Sample similarity analyses

Different sample similariy metrics and methods are applied to the dimension reduced expression module data and metadata, respectively. Application of downstream analyses on aggregated data instead of single gene data was shown to increase representativeness and reduce noisiness.

Correlation Network

Correlation network represents module (p.1) and metagene (p.2) data as graph with cells as nodes connected if their mutual correlation exceeds a given threshold (epsilon-neighborhood).

Correlation Spanning Tree

Correlation spanning tree represents module (p.1) and metagene (p.2) data as graph with cells as nodes connected to a spanning tree of maximal mutual correlation between connected nodes.
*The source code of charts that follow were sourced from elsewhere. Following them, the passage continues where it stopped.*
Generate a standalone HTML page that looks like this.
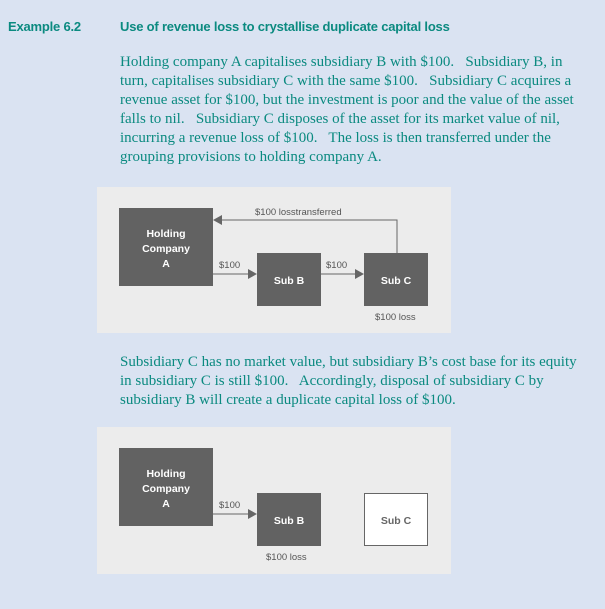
<!DOCTYPE html>
<html><head><meta charset="utf-8"><style>
html,body{margin:0;padding:0;}
body{width:605px;height:609px;background:#dae3f2;position:relative;overflow:hidden;}
.t{position:absolute;color:#0b8a80;}
.h{font-family:"Liberation Sans",sans-serif;font-weight:bold;font-size:13px;letter-spacing:-0.2px;}
.p{font-family:"Liberation Serif",serif;font-size:15px;line-height:19px;left:120px;width:480px;white-space:nowrap;}
svg{position:absolute;left:0;top:0;}
</style></head><body>
<div class="t h" style="left:8px;top:19px;">Example 6.2</div>
<div class="t h" style="left:120px;top:19px;">Use of revenue loss to crystallise duplicate capital loss</div>
<div class="t p" style="top:53px;">Holding company A capitalises subsidiary B with $100.&nbsp;&nbsp; Subsidiary B, in<br>turn, capitalises subsidiary C with the same $100.&nbsp;&nbsp; Subsidiary C acquires a<br>revenue asset for $100, but the investment is poor and the value of the asset<br>falls to nil.&nbsp;&nbsp; Subsidiary C disposes of the asset for its market value of nil,<br>incurring a revenue loss of $100.&nbsp;&nbsp; The loss is then transferred under the<br>grouping provisions to holding company A.</div>
<div class="t p" style="top:353px;">Subsidiary C has no market value, but subsidiary B’s cost base for its equity<br>in subsidiary C is still $100.&nbsp;&nbsp; Accordingly, disposal of subsidiary C by<br>subsidiary B will create a duplicate capital loss of $100.</div>
<svg width="605" height="609" font-family="Liberation Sans, sans-serif" font-size="10">
<rect x="97" y="187" width="354" height="146" fill="#ececec"/>
<rect x="119" y="208" width="94" height="78" fill="#626262"/>
<rect x="257" y="253" width="64" height="53" fill="#626262"/>
<rect x="364" y="253" width="64" height="53" fill="#626262"/>
<g fill="#fff" font-weight="bold" text-anchor="middle" font-size="10.5">
<text x="166" y="237">Holding</text><text x="166" y="252">Company</text><text x="166" y="267">A</text>
<text x="289" y="284">Sub B</text><text x="396" y="284">Sub C</text>
</g>
<g stroke="#666" stroke-width="1" fill="none">
<line x1="213" y1="274" x2="250" y2="274"/>
<line x1="321" y1="274" x2="357" y2="274"/>
<polyline points="397,253 397,220 221,220"/>
</g>
<g fill="#666">
<polygon points="257,274 248,269 248,279"/>
<polygon points="364,274 355,269 355,279"/>
<polygon points="213,220 222,215 222,225"/>
</g>
<g fill="#555" font-size="9.5">
<text x="255" y="215">$100 losstransferred</text>
<text x="219" y="268">$100</text>
<text x="326" y="268">$100</text>
<text x="375" y="320">$100 loss</text>
</g>
<rect x="97" y="427" width="354" height="147" fill="#ececec"/>
<rect x="119" y="448" width="94" height="78" fill="#626262"/>
<rect x="257" y="493" width="64" height="53" fill="#626262"/>
<rect x="364.5" y="493.5" width="63" height="52" fill="#fff" stroke="#666"/>
<g fill="#fff" font-weight="bold" text-anchor="middle" font-size="10.5">
<text x="166" y="477">Holding</text><text x="166" y="492">Company</text><text x="166" y="507">A</text>
<text x="289" y="524">Sub B</text>
</g>
<text x="396" y="524" fill="#666" font-weight="bold" text-anchor="middle" font-size="10.5">Sub C</text>
<line x1="213" y1="514" x2="250" y2="514" stroke="#666"/>
<polygon points="257,514 248,509 248,519" fill="#666"/>
<g fill="#555" font-size="9.5">
<text x="219" y="508">$100</text>
<text x="266" y="560">$100 loss</text>
</g>
</svg>
</body></html>
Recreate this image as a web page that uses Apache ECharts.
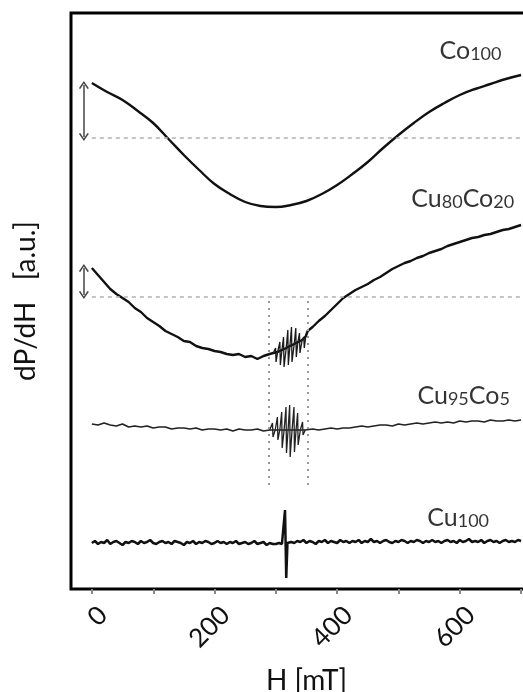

Supervised and clustered heatmaps

Heatmaps of module (p.1-2) and metagene (p.3-4) expression data with supervised and hierarchically clustered sample ordering.

Independent Component Analysis

Independent component analysis (ICA) distributes cells along axes of most variability similar to principal component analysis. However, restriction to othogonal axes is omitted in ICA. ICA is applied to module (p.1-2) and metagene (p.3-4) expression data, where the first three components are shown in 3d and pairwise 2d scatterplots.

t-SNE

t-distributed stochastic neighbor embedding (t-SNE) is a nonlinear dimensionality reduction technique projecting cells into a two-dimensional coordinate system. It is applied to module (p.1) and metagene (p.2) data.